July 29, 2016AllPro Sports Training

Fantasy Sports – Is This the Real Life?

One of my favorite hobbies is fantasy sports. If I were a little older, I’d probably be working with ESPN, Yahoo, Draft Kings or Fan Duel to pioneer their fantasy sports lines. However, I was born about 10-15 years too late, thanks Mom and Dad.

I believe I like it so much because I become invested in the success of varying teams or athletes that I wouldn’t otherwise be. Furthermore, I can compete with my friends, coworkers, and family; as a former athlete, I love and seek out competition. Additionally, it’s gambling without the social label of gambling (although I think that perception is changing). There are others that empathize with me and the rising level of fantasy sports proves that.

There’s even a “Fantasy Sports Trade Association” (FTSA). I didn’t know that until google searching it 5 minutes ago.

The FTSA has posted on their website industry demographics and I’d love to share a few facts with you from their site:

  • Average age: 38.6
  • College degree: 66%
  • Full-Time employment: 67%
  • Household income over $75,000: 51%
  • Players that “pay to play”: 70%

Here are the most shocking stats that I want to convey separately, for more emphasis:

  • The average amount spent per year, per player over the age of 18 is $556.
  • From 1995 to 2005, the estimated number of players has grown from 3 million to 12.6 million (400% increase).
  • From 2006 to 2016, the estimated number of players has grown from 12.6 million to 56.8 million (450%).
  • 8 million people multiplied by $556 per player makes this about a $31.5 billion industry, annually.

I know what some of you are thinking: “why in the world would someone drop $550 on fantasy sports?”. Usually the response is “But honey, I can win $5000!” (demographics show 66% male, 34% female, by the way). It’s clear, given these statistics, that this is a hobby of middle aged men with discretionary income to do so.

I know that I spend about $80 each year between two football leagues, basketball brackets and the fantasy golf I organize. I have yet to win in 8 years playing. Maybe I should stop. Maybe I should get better.

I think I’ve done a pretty good job of explaining the industry and probably the negative aspects. Therefore, what are the benefits of fantasy sports?

For me, I think the best example of a benefit is that there’s a sense of comradery between those who are in my league. Every week you have a common topic to discuss, talk trash, and join together for. One league I am in has people stationed all around the United States so this is an excellent way for us to keep in touch.

Most others would cite the love of the game, potential monetary gain, the chance to compete again or maybe they like living vicariously through their players. I know that all these reasons might be true but none of them really hold a candle to my first point.

At this point, I’d love to tell you about a fantasy golf game I’m going to create for the FedEx Cup Playoffs coming up.
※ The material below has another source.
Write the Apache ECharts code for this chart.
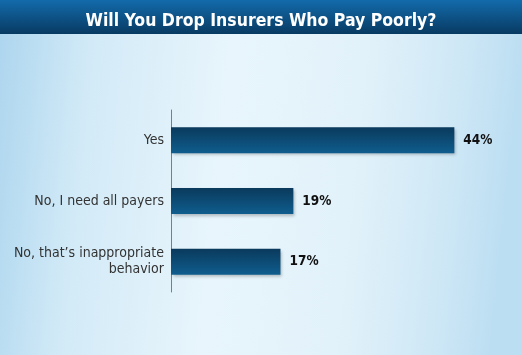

If you’re interested, let me know and I’ll get you on the email list. There’s my shameless plug.

Who knows where the industry will go in the next ten years. It’s hard to imagine it getting much bigger but 20 years ago, the guys who were drafting baseball players off large cardboard posters at the local pub beg to differ. The advent of high speed internet has revolutionized the capabilities in fantasy sport. Maybe there will be a breakthrough in the next 5 years that will once more push the boundaries of fantasy sports. Maybe not.

I’ll be here, still playing, probably still losing money, but I’ll let you know.